"A cross dangling on her chest, her face taut with the pain of multiple wounds, a 12-year-old girl leans on a stick as she hobbles with a neighbor across a field littered with battle rubble to an evacuation helicopter. The girl’s home was destroyed and her father, sister and a brother were killed. Her mother and two brothers survived and claimed her in a hospital in Saigon." [Photo and caption from LIFE, July 2, 1965. Photographer: Horst Faas. Location: Dong Xoai, 55 miles north of Saigon, South Vietnam.]
Brian Willson’s Notes
January 2003
This 1965 LIFE photo was taken in Dong Xoai nearly four years before my arrival in Vietnam in the spring of 1969, 150 miles further south in the Mekong Delta. It reminds me of scenes I witnessed during the immediate aftermath of several daylight bombing attacks on totally undefended village targets in Vinh Long and Phong Dinh Provinces in the Delta. I saved this photo for my personal Vietnam files after discovering it in the 1970s.
In my horrible experiences, however, I have no memory of seeing any villagers on their feet, or any buildings standing intact. The villages were small, no larger in size than a baseball stadium, built on mounds in rice paddies, with somewhere between 100 and 200 residents caught as easy prey in the pilots’ targeting. There were virtually no men visible. Most of the villagers I saw were either relatively young females and children, or elderly. No weapons were visible and each village was clearly undefended.
I do remember one small girl trying to stand up on a stick similar to the girl shown in the LIFE photo here, though she kept falling down. Villagers and farm animals who had not immediately died from the bomb shrapnel or napalm, or Gatling machine-gun rounds from the low-flying fighter-bomber planes were simply lying on the ground left to die in their painful misery. There were certainly no evacuation helicopters or ground ambulances waiting to aid the maimed and injured.

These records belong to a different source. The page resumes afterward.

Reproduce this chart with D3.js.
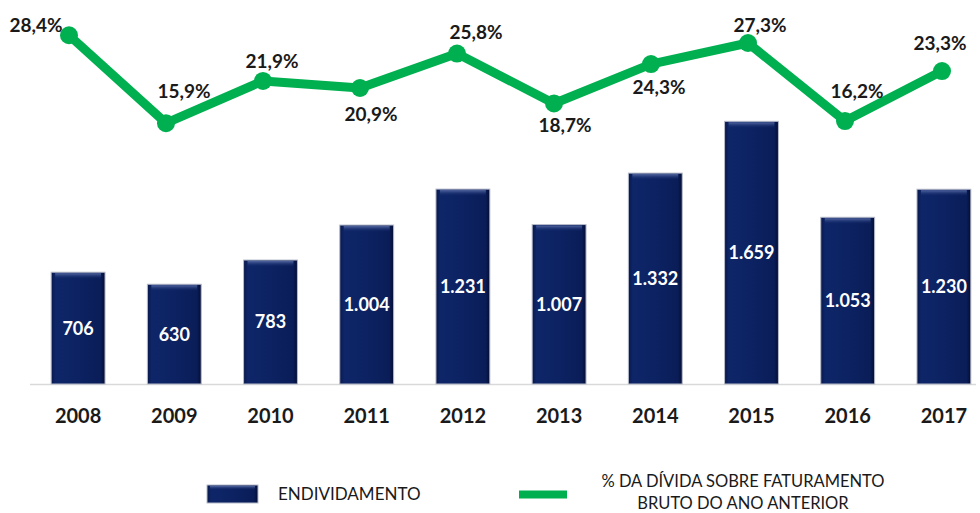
<!DOCTYPE html>
<html>
<head>
<meta charset="utf-8">
<script src="https://cdn.jsdelivr.net/npm/d3@7"></script>
<style>
  html, body { margin: 0; padding: 0; background: #fff; }
  svg { display: block; font-family: Lato, "Open Sans", sans-serif; }
</style>
</head>
<body>
<svg id="chart" width="980" height="513"></svg>
<script>
// ---- data ----
const years = ["2008","2009","2010","2011","2012","2013","2014","2015","2016","2017"];
const endividamento = [706, 630, 783, 1004, 1231, 1007, 1332, 1659, 1053, 1230];
const pctDivida = [28.4, 15.9, 21.9, 20.9, 25.8, 18.7, 24.3, 27.3, 16.2, 23.3];
const legendBar = "ENDIVIDAMENTO";
const legendLine = ["% DA DÍVIDA SOBRE FATURAMENTO", "BRUTO DO ANO ANTERIOR"];

// ---- layout (not data) ----
const labelOffsets = [[-33,-10],[18,-32],[9,-20],[11,26],[19,-21],[11,22],[8,23],[12,-18],[12,-30],[-2,-28]];

const svg = d3.select("#chart");
const loc = d3.formatLocale({decimal: ",", thousands: ".", grouping: [3], currency: ["R$", ""]});
const fmtInt = loc.format(",d");
const fmtPct = v => loc.format(".1f")(v) + "%";

const x = d3.scaleBand().domain(years).range([30, 992]).paddingInner(0.44).paddingOuter(0.22);
const xl = d3.scalePoint().domain(years).range([69, 942]);
const y = d3.scaleLinear().domain([0, 1800]).range([384, 99]);
const yl = d3.scaleLinear().domain([0, 30]).range([235, 24]);

// gradients
const defs = svg.append("defs");
const g1 = defs.append("linearGradient").attr("id", "barH").attr("x1", 0).attr("x2", 1).attr("y1", 0).attr("y2", 0);
[[0, "#08174a"], [0.08, "#0e2668"], [0.5, "#0c2262"], [0.92, "#0a1d58"], [1, "#040d32"]].forEach(s =>
  g1.append("stop").attr("offset", s[0]).attr("stop-color", s[1]));
const g2 = defs.append("linearGradient").attr("id", "barTop").attr("x1", 0).attr("x2", 0).attr("y1", 0).attr("y2", 1);
[[0, "#5b6fa8", 0.9], [1, "#0d2466", 0]].forEach(s =>
  g2.append("stop").attr("offset", s[0]).attr("stop-color", s[1]).attr("stop-opacity", s[2]));

// baseline
svg.append("line").attr("x1", 30).attr("x2", 976).attr("y1", y(0) + 0.5).attr("y2", y(0) + 0.5)
  .attr("stroke", "#d9d9d9").attr("stroke-width", 1.5);

// bars
const bars = svg.append("g").selectAll("g").data(years).join("g");
bars.append("rect")
  .attr("x", d => x(d)).attr("width", x.bandwidth())
  .attr("y", (d, i) => y(endividamento[i])).attr("height", (d, i) => y(0) - y(endividamento[i]))
  .attr("fill", "url(#barH)").attr("stroke", "#b8bccb").attr("stroke-width", 1);
bars.append("rect")
  .attr("x", d => x(d) + 4).attr("width", x.bandwidth() - 8)
  .attr("y", (d, i) => y(endividamento[i]) + 1).attr("height", 6)
  .attr("fill", "url(#barTop)");
bars.append("text")
  .attr("x", d => x(d) + x.bandwidth() / 2)
  .attr("y", (d, i) => (y(endividamento[i]) + y(0)) / 2)
  .attr("dy", "0.36em").attr("text-anchor", "middle")
  .attr("fill", "#fff").attr("font-weight", 700).attr("font-size", 18)
  .text((d, i) => fmtInt(endividamento[i]));

// year labels
svg.append("g").selectAll("text").data(years).join("text")
  .attr("x", d => x(d) + x.bandwidth() / 2).attr("y", 416).attr("dy", "0.36em")
  .attr("text-anchor", "middle").attr("font-weight", 700).attr("font-size", 20).attr("fill", "#1a1a1a")
  .text(d => d);

// line
const line = d3.line().x((d, i) => xl(years[i])).y(d => yl(d));
svg.append("path").datum(pctDivida).attr("d", line)
  .attr("fill", "none").attr("stroke", "#00b050").attr("stroke-width", 9).attr("stroke-linejoin", "round");
svg.append("g").selectAll("circle").data(pctDivida).join("circle")
  .attr("cx", (d, i) => xl(years[i])).attr("cy", d => yl(d)).attr("r", 9).attr("fill", "#00b050");
svg.append("g").selectAll("text").data(pctDivida).join("text")
  .attr("x", (d, i) => xl(years[i]) + labelOffsets[i][0])
  .attr("y", (d, i) => yl(d) + labelOffsets[i][1]).attr("dy", "0.36em")
  .attr("text-anchor", "middle").attr("font-weight", 700).attr("font-size", 19).attr("fill", "#1a1a1a")
  .text(d => fmtPct(d));

// legend
const lg = svg.append("g");
lg.append("rect").attr("x", 207).attr("y", 485).attr("width", 51).attr("height", 18)
  .attr("fill", "url(#barH)").attr("stroke", "#b8bccb");
lg.append("rect").attr("x", 210).attr("y", 486).attr("width", 45).attr("height", 4).attr("fill", "url(#barTop)");
lg.append("text").attr("x", 278).attr("y", 494).attr("dy", "0.36em")
  .attr("font-size", 17).attr("fill", "#1a1a1a").text(legendBar);
lg.append("line").attr("x1", 519).attr("x2", 567).attr("y1", 494.5).attr("y2", 494.5)
  .attr("stroke", "#00b050").attr("stroke-width", 8);
lg.selectAll("text.l2").data(legendLine).join("text").attr("class", "l2")
  .attr("x", 743).attr("y", (d, i) => 481 + i * 22).attr("dy", "0.36em").attr("text-anchor", "middle")
  .attr("font-size", 16.5).attr("fill", "#1a1a1a").text(d => d);
</script>
</body>
</html>
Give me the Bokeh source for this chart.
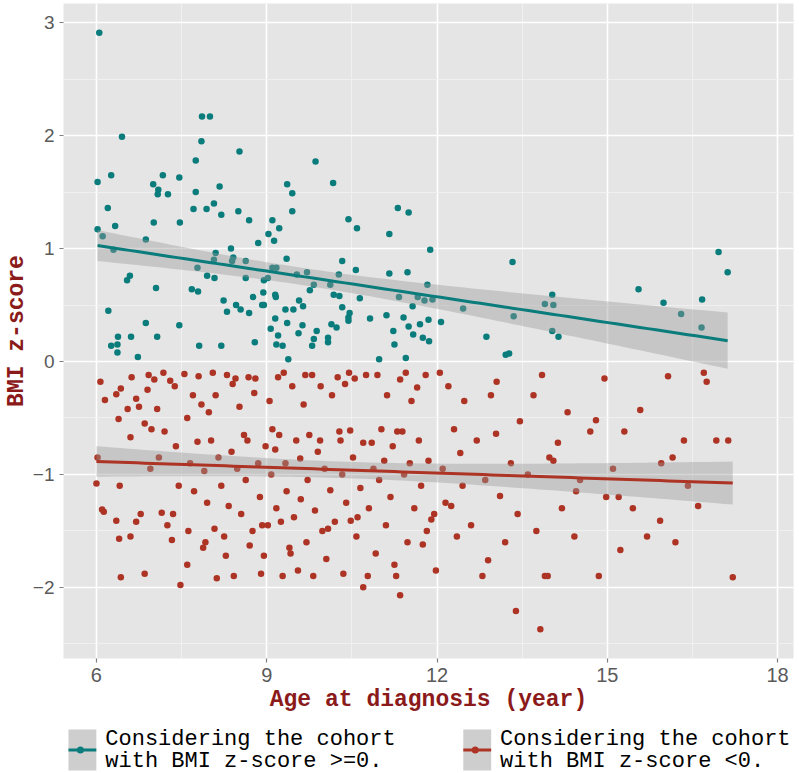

This scene more than any other has haunted me through all the years since. My Vietnamese lieutenant cohort and I, incidentally assigned this mission as an extra duty, simply documented the pilots’ bombing "successes" during our eerily safe daytime mission. After quickly recording the first of these "successful" bombings, we departed in my USAF jeep for the 45-minute return trip on a rutted dirt road south to the Bassac River ferry crossing to nearby Can Tho City, then the final five miles north to our home base at Binh Thuy. During the ride back to the base, there was no discussion of calling in help for those villagers who might be saved by medical intervention. Everyone was considered a "communist" and the more dead the better. I was in shock, and had gagged and wept in the villages. My Vietnamese sidekick was ecstatic over the "victory." I did not have sufficient composure to insist on assuring medical follow-up to the wounded in the decimated villages. I began speaking out against the bombing missions after realizing the intention was to deliberately annihilate civilian populations in whole regions of the Mekong Delta. During several subsequent missions, I refused to travel close enough to the bombed villages to actually tabulate detailed destruction and body counts.
My anti-war views intensified during my time in Vietnam. On August 2, 1969, 150 days after my arrival in Vietnam, a courier personally delivered to me a telegram which read: "Termination…Lt Willson…will report to Phan Rang AB, RVN, on first available aircraft for processing to return to CONUS." [CONUS = Continental United States]
War! It changed me forever. If humanity wants to continue evolving on this awesome journey called life that has creatively unfolded over our 15-billion-year evolutionary history, then we will have to realize that war will inevitably cut this journey short for all of us. We must choose to end our addiction to war. Only a quantum leap from a technozoic, or anthropomorphic way of thinking, to an ecozoic, or biocentric consciousness, will save us from the extinction that is now staring us in the face. Only when we internalize our own sacredness within the larger sacredness, and pursue justice for all life, will there will be peace. War shall be no more. The continuation of life requires war’s termination once and for all.